Cancer Cachexia, Sarcopenia and Biochemical Markers in Patients With Advanced Non-Small Cell Lung Cancer-Chemotherapy Toxicity and Prognostic Value


Cancer Cachexia, Sarcopenia and Biochemical Markers in Patients With Advanced Non-Small Cell Lung Cancer-Chemotherapy Toxicity and Prognostic Value

Drazena Srdic et al. Support Care Cancer. .
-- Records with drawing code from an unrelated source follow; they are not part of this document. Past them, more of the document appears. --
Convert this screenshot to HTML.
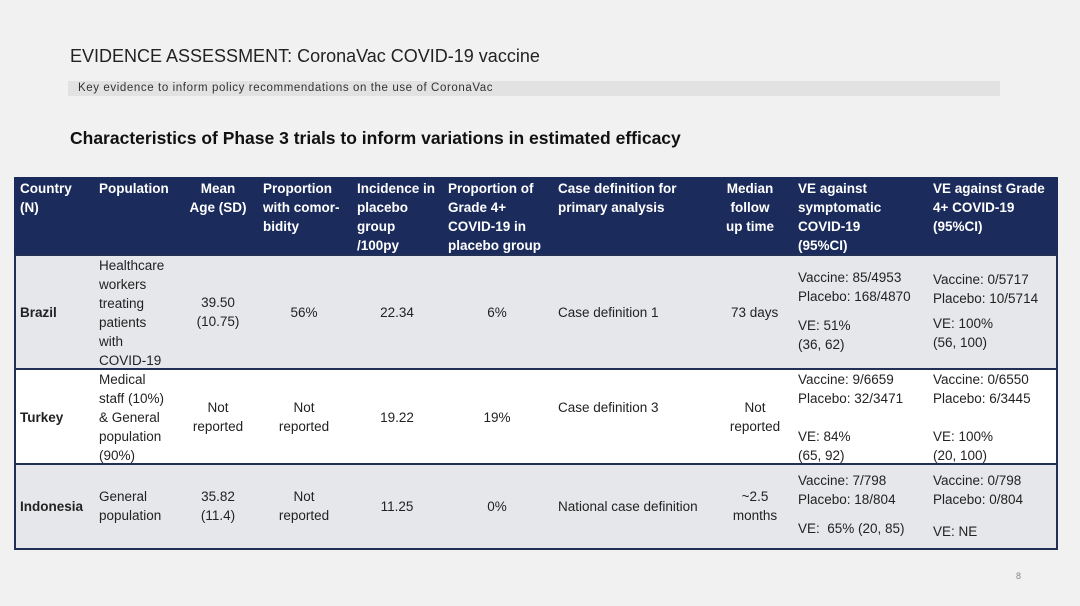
<!DOCTYPE html>
<html><head><meta charset="utf-8"><style>
body{margin:0;width:1080px;height:606px;background:#f1f1f1;position:relative;overflow:hidden;font-family:"Liberation Sans",sans-serif;color:#222}
.a{position:absolute;white-space:nowrap;font-size:13.5px;line-height:19px}
.c{text-align:center}
.h{color:#fff;font-weight:bold;font-size:13.5px}
.r{position:absolute;left:14px;width:1040px;border:2px solid #223055;}
</style></head><body>
<div class="a" style="left:70px;top:44px;font-size:18px;line-height:24px;color:#222">EVIDENCE ASSESSMENT: CoronaVac COVID-19 vaccine</div>
<div style="position:absolute;left:68px;top:81px;width:932px;height:15px;background:#e2e2e2"></div>
<div class="a" style="left:78px;top:80px;font-size:11.5px;line-height:17px;letter-spacing:0.6px;color:#333">Key evidence to inform policy recommendations on the use of CoronaVac</div>
<div class="a" style="left:70px;top:126px;font-size:17.5px;line-height:24px;font-weight:bold;color:#111">Characteristics of Phase 3 trials to inform variations in estimated efficacy</div>

<div style="position:absolute;left:14px;top:177px;width:1044px;height:78px;background:#1b2b5b"></div>
<div class="r" style="top:254px;height:114px;background:#e6e7ea"></div>
<div class="r" style="top:368px;height:95px;background:#fff"></div>
<div class="r" style="top:463px;height:83px;background:#e6e7ea"></div>

<div class="a h" style="left:20px;top:179px">Country<br>(N)</div>
<div class="a h" style="left:99px;top:179px">Population</div>
<div class="a h c" style="left:188px;width:60px;top:179px">Mean<br>Age (SD)</div>
<div class="a h" style="left:263px;top:179px">Proportion<br>with comor-<br>bidity</div>
<div class="a h" style="left:357px;top:179px">Incidence in<br>placebo<br>group<br>/100py</div>
<div class="a h" style="left:448px;top:179px">Proportion of<br>Grade 4+<br>COVID-19 in<br>placebo group</div>
<div class="a h" style="left:558px;top:179px">Case definition for<br>primary analysis</div>
<div class="a h c" style="left:720px;width:60px;top:179px">Median<br>follow<br>up time</div>
<div class="a h" style="left:798px;top:179px">VE against<br>symptomatic<br>COVID-19<br>(95%CI)</div>
<div class="a h" style="left:933px;top:179px">VE against Grade<br>4+ COVID-19<br>(95%CI)</div>

<!-- Brazil -->
<div class="a" style="left:20px;top:303px;font-weight:bold">Brazil</div>
<div class="a" style="left:99px;top:256px">Healthcare<br>workers<br>treating<br>patients<br>with<br>COVID-19</div>
<div class="a c" style="left:180px;width:76px;top:293px">39.50<br>(10.75)</div>
<div class="a c" style="left:264px;width:80px;top:303px">56%</div>
<div class="a c" style="left:357px;width:80px;top:303px">22.34</div>
<div class="a c" style="left:457px;width:80px;top:303px">6%</div>
<div class="a" style="left:558px;top:303px">Case definition 1</div>
<div class="a" style="left:731px;top:303px">73 days</div>
<div class="a" style="left:798px;top:268px">Vaccine: 85/4953<br>Placebo: 168/4870</div>
<div class="a" style="left:798px;top:316px">VE: 51%<br>(36, 62)</div>
<div class="a" style="left:933px;top:270px">Vaccine: 0/5717<br>Placebo: 10/5714</div>
<div class="a" style="left:933px;top:314px">VE: 100%<br>(56, 100)</div>

<!-- Turkey -->
<div class="a" style="left:20px;top:408px;font-weight:bold">Turkey</div>
<div class="a" style="left:99px;top:370px">Medical<br>staff (10%)<br>&amp; General<br>population<br>(90%)</div>
<div class="a c" style="left:180px;width:76px;top:398px">Not<br>reported</div>
<div class="a c" style="left:264px;width:80px;top:398px">Not<br>reported</div>
<div class="a c" style="left:357px;width:80px;top:408px">19.22</div>
<div class="a c" style="left:457px;width:80px;top:408px">19%</div>
<div class="a" style="left:558px;top:398px">Case definition 3</div>
<div class="a c" style="left:722px;width:66px;top:398px">Not<br>reported</div>
<div class="a" style="left:798px;top:370px">Vaccine: 9/6659<br>Placebo: 32/3471</div>
<div class="a" style="left:798px;top:427px">VE: 84%<br>(65, 92)</div>
<div class="a" style="left:933px;top:370px">Vaccine: 0/6550<br>Placebo: 6/3445</div>
<div class="a" style="left:933px;top:427px">VE: 100%<br>(20, 100)</div>

<!-- Indonesia -->
<div class="a" style="left:20px;top:497px;font-weight:bold">Indonesia</div>
<div class="a" style="left:99px;top:487px">General<br>population</div>
<div class="a c" style="left:180px;width:76px;top:487px">35.82<br>(11.4)</div>
<div class="a c" style="left:264px;width:80px;top:487px">Not<br>reported</div>
<div class="a c" style="left:357px;width:80px;top:497px">11.25</div>
<div class="a c" style="left:457px;width:80px;top:497px">0%</div>
<div class="a" style="left:558px;top:497px">National case definition</div>
<div class="a c" style="left:722px;width:66px;top:487px">~2.5<br>months</div>
<div class="a" style="left:798px;top:471px">Vaccine: 7/798<br>Placebo: 18/804</div>
<div class="a" style="left:798px;top:519px">VE:&nbsp; 65% (20, 85)</div>
<div class="a" style="left:933px;top:471px">Vaccine: 0/798<br>Placebo: 0/804</div>
<div class="a" style="left:933px;top:522px">VE: NE</div>

<div class="a" style="left:1016px;top:567px;font-size:9px;color:#888">8</div>
</body></html>
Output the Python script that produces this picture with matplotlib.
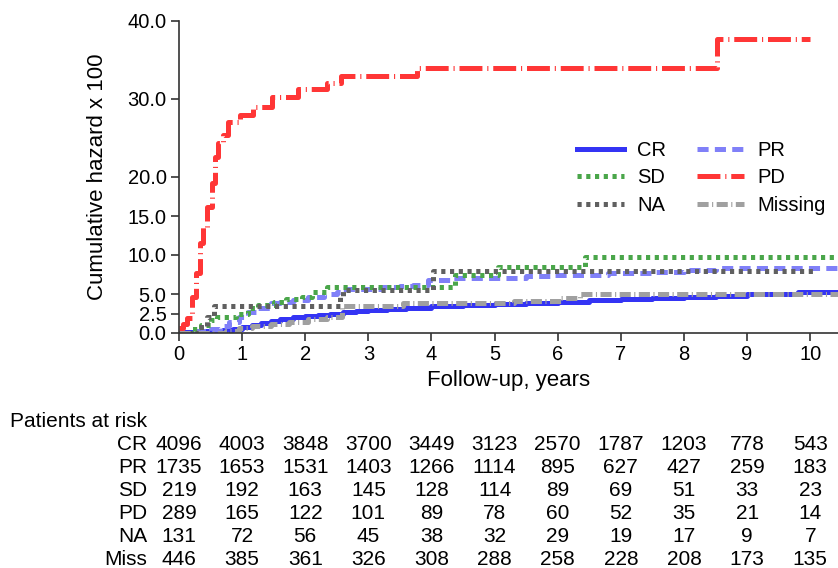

Purpose: Cancer cachexia and sarcopenia are frequently observed in cancer patients and associated with poor survival. The majority of studies of cancer cachexia and sarcopenia have been done in patients with solid tumors of different origins, and there are currently no good predictors of the benefit of chemotherapy or factors that predict survival in advanced cancer. The purpose of our prospective study was to evaluate prevalence of cachexia and sarcopenia using international consensus definition and criteria for diagnosis in patients with diagnosed advanced non-small cell lung cancer (NSCLC) stage IIIB and IV and their relation to chemotherapy toxicity and survival prediction. A secondary aim was to compare several biochemical markers (CRP, IL-6, protein, and albumin) with time to tumor progression in order to assess prognostic value or to guide a treatment.

Methods: Between December 2013 and April 2015, the prospective cohort study of 100 Caucasian patients with advanced NSCLC stage IIIB or IV, who were referred consecutively to Department for Respiratory Diseases "Jordanovac," was evaluated. Anthropometric measurements and biochemical data (CRP, albumin, protein, IL-6, haemoglobin) together with body composition measurements (total muscle cross-sectional area, lumbar skeletal muscle index) were obtained for each patient before starting with platinum-doublet therapy. Skeletal muscle cross-sectional area at the third lumbar vertebra was measured by computerized tomography, and sarcopenia was defined using a previously published cutoff point. Toxicity was assessed after cycle 1 of treatment and time-to-tumor progression was determined prospectively.

Results: One hundred patients with advanced lung cancer were recruited: 67 were male and median age was 64 years. The median time to disease progression was 187 days. The prevalence of cachexia and sarcopenia in study cohort was 69 and 47 %, respectively. CRP, IL-6, and albumin concentration in cachectic compared to non-cachectic patients demonstrated statistically significant difference (p = 0.020, p = 0.040, p = 0.003). Cachexia and sarcopenia were not found to be predictors of chemotoxicity nor was time to tumor progression. On the contrary, albumin concentration with established cutoff point of 37.5 g/L was clearly proved as the predictive factor of both chemotoxicity (OR (95 % CI) = 0.85; p < 0.001) and survival (HR (95 % CI) = 0.55).

Conclusions: Albumin level has been shown to be more important predictive marker of chemotherapy toxicity and survival than cachexia and sarcopenia are. This approach in clinical settings can be used to guide the choice of oncologic treatment.

Keywords: Cancer cachexia; Chemotherapy toxicity; Non-small cell lung cancer; Sarcopenia.